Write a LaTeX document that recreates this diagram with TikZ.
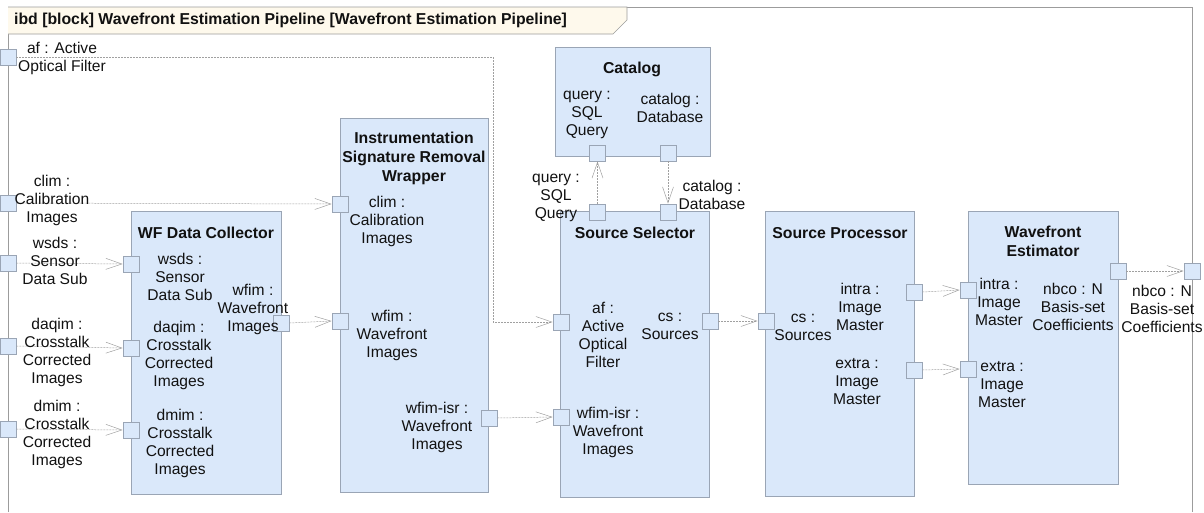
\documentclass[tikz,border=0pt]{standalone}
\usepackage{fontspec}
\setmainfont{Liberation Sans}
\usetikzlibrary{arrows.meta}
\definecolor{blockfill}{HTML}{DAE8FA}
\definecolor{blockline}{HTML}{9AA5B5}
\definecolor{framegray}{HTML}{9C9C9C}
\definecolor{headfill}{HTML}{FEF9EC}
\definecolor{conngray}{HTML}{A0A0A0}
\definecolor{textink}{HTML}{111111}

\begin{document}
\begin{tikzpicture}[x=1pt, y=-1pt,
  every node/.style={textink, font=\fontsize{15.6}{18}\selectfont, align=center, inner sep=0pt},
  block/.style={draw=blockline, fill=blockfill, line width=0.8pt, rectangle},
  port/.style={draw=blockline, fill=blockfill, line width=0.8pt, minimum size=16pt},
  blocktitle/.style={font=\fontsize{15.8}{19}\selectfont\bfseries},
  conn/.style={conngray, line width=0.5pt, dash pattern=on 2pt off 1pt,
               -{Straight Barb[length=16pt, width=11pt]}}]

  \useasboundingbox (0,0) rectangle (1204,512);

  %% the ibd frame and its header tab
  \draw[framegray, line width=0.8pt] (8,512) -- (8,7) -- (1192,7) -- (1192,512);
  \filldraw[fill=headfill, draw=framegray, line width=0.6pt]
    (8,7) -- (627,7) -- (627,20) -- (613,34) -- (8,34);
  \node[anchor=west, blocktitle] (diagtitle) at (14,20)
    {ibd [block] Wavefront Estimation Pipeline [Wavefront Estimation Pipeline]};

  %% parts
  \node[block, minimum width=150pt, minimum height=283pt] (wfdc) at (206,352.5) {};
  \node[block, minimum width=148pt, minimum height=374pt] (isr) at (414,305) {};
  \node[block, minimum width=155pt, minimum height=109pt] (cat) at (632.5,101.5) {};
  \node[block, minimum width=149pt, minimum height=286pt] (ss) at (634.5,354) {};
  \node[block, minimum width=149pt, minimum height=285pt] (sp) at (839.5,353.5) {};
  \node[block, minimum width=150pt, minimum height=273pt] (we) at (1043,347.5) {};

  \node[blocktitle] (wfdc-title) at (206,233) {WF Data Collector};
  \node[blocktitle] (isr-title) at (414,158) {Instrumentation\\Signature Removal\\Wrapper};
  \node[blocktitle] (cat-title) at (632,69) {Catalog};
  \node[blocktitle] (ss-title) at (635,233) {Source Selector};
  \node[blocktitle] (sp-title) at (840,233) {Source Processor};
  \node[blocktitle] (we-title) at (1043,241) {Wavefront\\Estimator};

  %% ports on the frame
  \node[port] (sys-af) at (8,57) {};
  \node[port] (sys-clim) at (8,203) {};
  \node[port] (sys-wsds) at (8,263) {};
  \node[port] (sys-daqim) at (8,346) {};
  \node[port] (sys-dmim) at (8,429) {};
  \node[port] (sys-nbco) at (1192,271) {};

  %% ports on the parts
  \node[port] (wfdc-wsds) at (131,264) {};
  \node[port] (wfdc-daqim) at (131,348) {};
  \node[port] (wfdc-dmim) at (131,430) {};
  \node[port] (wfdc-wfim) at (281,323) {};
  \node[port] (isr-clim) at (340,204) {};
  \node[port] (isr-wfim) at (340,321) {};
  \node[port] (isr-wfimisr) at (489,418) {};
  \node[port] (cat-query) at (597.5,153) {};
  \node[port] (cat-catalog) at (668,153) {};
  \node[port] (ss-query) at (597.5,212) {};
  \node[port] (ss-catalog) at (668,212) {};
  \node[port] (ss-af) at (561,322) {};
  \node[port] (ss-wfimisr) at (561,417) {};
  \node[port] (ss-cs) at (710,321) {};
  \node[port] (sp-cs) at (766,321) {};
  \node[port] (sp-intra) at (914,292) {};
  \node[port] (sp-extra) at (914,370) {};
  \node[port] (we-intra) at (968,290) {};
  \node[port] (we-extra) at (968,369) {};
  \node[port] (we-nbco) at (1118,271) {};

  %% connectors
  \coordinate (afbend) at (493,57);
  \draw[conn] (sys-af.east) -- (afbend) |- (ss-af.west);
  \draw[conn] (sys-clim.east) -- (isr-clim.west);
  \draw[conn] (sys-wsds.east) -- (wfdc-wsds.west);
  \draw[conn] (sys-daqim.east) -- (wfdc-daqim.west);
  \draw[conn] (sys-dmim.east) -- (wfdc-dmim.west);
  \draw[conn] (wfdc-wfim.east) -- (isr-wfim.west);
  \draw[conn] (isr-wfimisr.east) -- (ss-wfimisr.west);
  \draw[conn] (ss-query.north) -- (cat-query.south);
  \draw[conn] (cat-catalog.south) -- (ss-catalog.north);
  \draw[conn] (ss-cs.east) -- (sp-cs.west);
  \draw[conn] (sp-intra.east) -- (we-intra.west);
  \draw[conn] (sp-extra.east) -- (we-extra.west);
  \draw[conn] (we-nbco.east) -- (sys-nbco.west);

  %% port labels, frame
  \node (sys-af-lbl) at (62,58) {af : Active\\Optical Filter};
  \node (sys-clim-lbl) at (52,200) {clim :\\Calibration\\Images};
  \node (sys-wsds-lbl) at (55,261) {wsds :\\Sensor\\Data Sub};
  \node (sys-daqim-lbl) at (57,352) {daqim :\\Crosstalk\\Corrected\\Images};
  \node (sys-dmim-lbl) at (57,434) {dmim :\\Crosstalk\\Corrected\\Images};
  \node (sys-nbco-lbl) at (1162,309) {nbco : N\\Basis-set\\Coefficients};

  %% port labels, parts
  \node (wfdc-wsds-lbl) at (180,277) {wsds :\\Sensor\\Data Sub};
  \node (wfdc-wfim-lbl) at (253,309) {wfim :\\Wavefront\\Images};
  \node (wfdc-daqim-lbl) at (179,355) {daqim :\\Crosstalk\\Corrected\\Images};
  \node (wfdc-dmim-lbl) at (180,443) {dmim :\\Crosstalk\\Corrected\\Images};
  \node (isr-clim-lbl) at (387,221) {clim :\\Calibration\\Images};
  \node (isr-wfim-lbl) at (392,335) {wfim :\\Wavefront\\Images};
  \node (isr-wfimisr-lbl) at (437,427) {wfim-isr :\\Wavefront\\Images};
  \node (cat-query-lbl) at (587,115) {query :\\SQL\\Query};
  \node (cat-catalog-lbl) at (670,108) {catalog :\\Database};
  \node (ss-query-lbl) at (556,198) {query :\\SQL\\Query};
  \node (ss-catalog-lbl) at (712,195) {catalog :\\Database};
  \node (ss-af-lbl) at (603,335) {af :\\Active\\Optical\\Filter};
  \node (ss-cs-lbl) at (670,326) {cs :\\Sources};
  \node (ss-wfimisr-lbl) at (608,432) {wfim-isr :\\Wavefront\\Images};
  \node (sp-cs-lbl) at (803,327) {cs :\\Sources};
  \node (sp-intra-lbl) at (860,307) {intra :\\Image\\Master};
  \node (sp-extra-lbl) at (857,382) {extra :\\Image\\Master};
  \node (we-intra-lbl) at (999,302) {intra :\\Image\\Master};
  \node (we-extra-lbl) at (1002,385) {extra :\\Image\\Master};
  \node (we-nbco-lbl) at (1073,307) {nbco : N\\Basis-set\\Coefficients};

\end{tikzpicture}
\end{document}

----

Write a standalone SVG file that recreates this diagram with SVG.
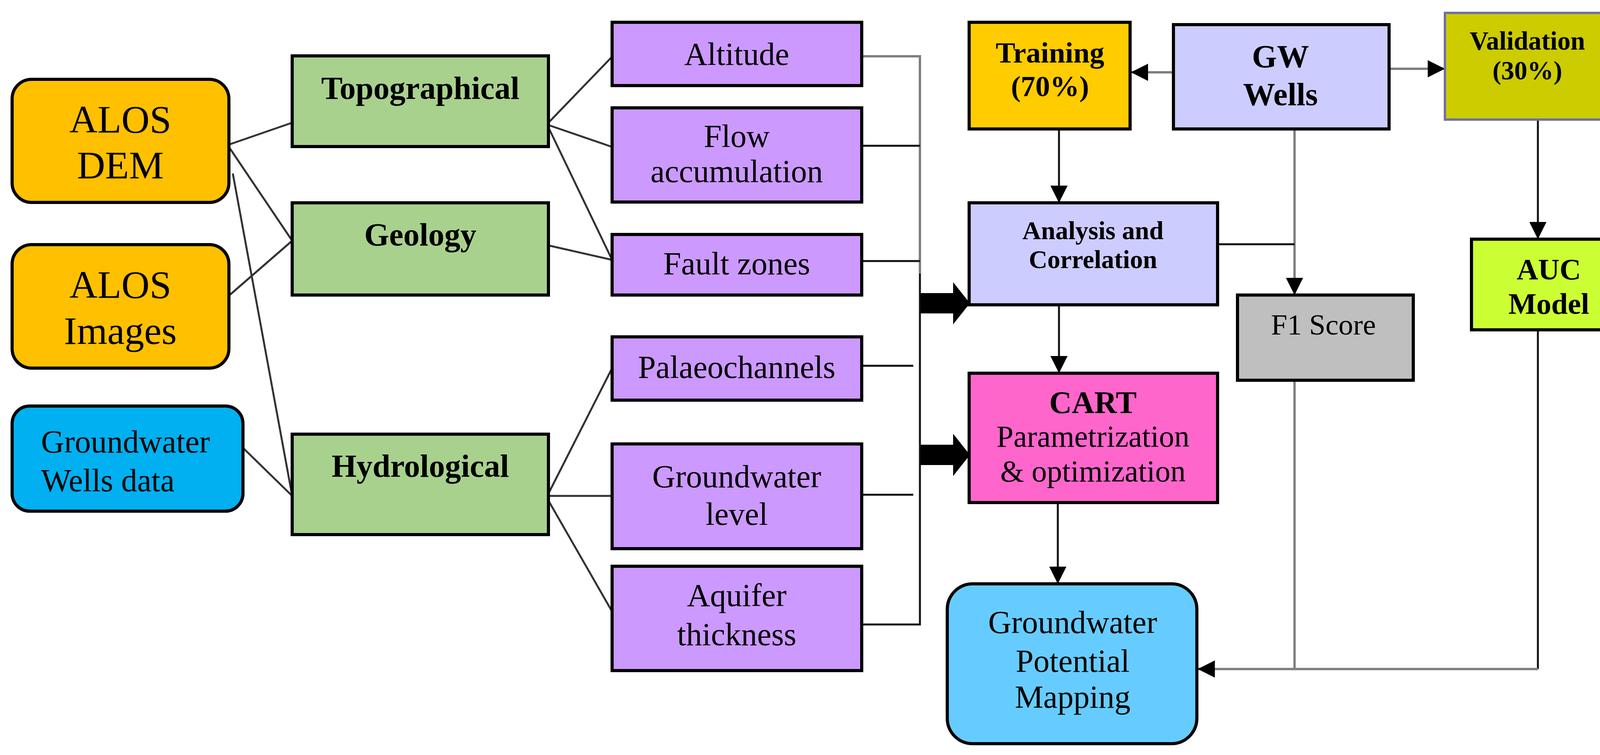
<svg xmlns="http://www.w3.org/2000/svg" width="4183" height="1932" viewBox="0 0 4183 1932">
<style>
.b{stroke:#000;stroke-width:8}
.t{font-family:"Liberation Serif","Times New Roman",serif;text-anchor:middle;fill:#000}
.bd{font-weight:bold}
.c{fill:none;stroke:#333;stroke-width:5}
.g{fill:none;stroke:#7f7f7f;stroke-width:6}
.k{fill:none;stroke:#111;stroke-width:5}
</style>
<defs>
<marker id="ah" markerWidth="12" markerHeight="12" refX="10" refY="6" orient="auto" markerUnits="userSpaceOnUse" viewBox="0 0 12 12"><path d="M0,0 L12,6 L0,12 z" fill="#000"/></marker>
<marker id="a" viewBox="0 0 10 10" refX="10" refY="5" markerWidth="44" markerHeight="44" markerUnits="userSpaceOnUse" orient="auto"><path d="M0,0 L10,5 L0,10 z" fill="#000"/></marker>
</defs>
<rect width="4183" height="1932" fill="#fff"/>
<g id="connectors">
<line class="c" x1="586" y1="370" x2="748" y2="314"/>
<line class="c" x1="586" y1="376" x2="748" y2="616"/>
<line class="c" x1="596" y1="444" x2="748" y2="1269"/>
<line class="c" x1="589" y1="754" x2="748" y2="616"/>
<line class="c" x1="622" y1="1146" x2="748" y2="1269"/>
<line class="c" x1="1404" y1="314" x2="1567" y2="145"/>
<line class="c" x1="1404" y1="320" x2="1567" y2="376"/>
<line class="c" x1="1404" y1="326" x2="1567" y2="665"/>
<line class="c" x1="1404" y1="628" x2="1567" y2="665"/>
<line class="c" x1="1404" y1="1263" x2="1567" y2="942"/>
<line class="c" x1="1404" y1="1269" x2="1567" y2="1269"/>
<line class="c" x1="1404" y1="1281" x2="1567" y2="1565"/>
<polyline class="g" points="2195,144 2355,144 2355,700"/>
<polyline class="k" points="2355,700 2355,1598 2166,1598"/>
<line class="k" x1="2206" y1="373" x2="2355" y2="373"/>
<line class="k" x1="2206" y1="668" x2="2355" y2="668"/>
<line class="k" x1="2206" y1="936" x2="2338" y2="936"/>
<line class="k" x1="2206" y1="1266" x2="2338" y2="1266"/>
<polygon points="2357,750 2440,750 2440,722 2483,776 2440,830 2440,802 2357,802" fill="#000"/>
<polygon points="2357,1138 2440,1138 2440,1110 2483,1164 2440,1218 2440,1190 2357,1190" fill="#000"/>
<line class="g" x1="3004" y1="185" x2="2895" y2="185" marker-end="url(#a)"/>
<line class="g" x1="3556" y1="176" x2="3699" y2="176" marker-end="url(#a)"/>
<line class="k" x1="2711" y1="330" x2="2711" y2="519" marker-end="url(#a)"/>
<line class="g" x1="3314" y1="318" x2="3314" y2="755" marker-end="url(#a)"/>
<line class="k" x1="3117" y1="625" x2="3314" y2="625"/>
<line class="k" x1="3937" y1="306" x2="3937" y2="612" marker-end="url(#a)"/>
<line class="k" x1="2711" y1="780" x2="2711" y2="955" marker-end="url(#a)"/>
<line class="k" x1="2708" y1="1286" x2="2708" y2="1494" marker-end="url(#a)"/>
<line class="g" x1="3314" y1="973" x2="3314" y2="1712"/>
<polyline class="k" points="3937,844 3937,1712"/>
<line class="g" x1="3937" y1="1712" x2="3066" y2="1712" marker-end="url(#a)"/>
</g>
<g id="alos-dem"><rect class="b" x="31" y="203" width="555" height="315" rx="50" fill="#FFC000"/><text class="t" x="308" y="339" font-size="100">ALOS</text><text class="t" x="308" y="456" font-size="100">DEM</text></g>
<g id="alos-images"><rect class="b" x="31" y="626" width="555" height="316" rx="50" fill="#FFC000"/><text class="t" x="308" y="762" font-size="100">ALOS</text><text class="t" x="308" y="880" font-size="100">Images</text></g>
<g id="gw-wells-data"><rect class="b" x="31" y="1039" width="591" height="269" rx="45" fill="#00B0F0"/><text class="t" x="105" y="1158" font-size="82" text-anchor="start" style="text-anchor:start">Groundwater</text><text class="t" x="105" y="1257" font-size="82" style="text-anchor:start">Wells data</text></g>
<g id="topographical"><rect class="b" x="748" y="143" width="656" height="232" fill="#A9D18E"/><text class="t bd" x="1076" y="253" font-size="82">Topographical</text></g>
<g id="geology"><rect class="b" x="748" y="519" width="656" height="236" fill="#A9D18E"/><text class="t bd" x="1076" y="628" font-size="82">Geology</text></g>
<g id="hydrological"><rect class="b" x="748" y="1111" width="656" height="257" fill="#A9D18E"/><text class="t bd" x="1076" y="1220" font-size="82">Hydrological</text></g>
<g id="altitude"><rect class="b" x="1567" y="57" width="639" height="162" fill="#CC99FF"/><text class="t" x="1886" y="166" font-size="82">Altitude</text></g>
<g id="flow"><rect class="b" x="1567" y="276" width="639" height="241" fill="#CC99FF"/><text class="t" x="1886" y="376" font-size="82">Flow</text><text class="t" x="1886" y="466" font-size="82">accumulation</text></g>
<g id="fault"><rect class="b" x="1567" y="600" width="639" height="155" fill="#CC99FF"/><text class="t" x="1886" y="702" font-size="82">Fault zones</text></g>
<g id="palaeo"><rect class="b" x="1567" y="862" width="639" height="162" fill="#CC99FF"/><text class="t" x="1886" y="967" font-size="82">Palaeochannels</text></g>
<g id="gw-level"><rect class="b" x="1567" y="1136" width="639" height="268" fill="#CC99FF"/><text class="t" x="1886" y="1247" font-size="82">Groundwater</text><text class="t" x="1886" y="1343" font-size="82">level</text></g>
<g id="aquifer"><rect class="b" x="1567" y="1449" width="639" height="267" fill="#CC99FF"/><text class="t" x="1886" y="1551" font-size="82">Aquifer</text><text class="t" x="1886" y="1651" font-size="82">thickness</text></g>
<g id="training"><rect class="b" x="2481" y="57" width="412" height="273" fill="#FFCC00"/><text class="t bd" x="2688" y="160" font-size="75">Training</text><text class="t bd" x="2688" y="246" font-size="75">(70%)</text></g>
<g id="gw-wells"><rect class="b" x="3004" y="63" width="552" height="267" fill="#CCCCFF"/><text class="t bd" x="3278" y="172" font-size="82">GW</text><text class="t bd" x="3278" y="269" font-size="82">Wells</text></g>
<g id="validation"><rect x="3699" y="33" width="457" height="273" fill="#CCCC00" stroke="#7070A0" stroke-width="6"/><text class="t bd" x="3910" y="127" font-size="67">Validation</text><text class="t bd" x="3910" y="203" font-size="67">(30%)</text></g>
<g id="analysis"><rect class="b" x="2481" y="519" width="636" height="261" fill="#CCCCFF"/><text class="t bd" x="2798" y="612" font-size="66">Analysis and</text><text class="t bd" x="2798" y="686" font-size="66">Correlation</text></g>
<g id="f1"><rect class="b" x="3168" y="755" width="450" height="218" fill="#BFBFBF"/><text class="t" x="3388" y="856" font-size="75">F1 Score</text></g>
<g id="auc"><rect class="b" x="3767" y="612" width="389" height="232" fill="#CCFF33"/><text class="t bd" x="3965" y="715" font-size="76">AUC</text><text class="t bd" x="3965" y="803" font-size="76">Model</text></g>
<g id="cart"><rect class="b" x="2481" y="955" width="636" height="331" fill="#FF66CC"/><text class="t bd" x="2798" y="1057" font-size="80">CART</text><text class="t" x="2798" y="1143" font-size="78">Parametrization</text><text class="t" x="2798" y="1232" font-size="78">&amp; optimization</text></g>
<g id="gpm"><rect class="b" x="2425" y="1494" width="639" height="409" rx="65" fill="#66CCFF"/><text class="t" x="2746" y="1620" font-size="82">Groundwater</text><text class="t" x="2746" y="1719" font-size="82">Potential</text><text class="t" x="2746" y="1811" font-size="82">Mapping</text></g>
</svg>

----

**Set problem**
Only the lines from "Write a LaTeX" through "(0,0) rectangle (1204,512);" should appear in your output, copied exactly with both end lines, and with no pictures.

**Result below**
Write a LaTeX document that recreates this diagram with TikZ.
\documentclass[tikz,border=0pt]{standalone}
\usepackage{fontspec}
\setmainfont{Liberation Sans}
\usetikzlibrary{arrows.meta}
\definecolor{blockfill}{HTML}{DAE8FA}
\definecolor{blockline}{HTML}{9AA5B5}
\definecolor{framegray}{HTML}{9C9C9C}
\definecolor{headfill}{HTML}{FEF9EC}
\definecolor{conngray}{HTML}{A0A0A0}
\definecolor{textink}{HTML}{111111}

\begin{document}
\begin{tikzpicture}[x=1pt, y=-1pt,
  every node/.style={textink, font=\fontsize{15.6}{18}\selectfont, align=center, inner sep=0pt},
  block/.style={draw=blockline, fill=blockfill, line width=0.8pt, rectangle},
  port/.style={draw=blockline, fill=blockfill, line width=0.8pt, minimum size=16pt},
  blocktitle/.style={font=\fontsize{15.8}{19}\selectfont\bfseries},
  conn/.style={conngray, line width=0.5pt, dash pattern=on 2pt off 1pt,
               -{Straight Barb[length=16pt, width=11pt]}}]

  \useasboundingbox (0,0) rectangle (1204,512);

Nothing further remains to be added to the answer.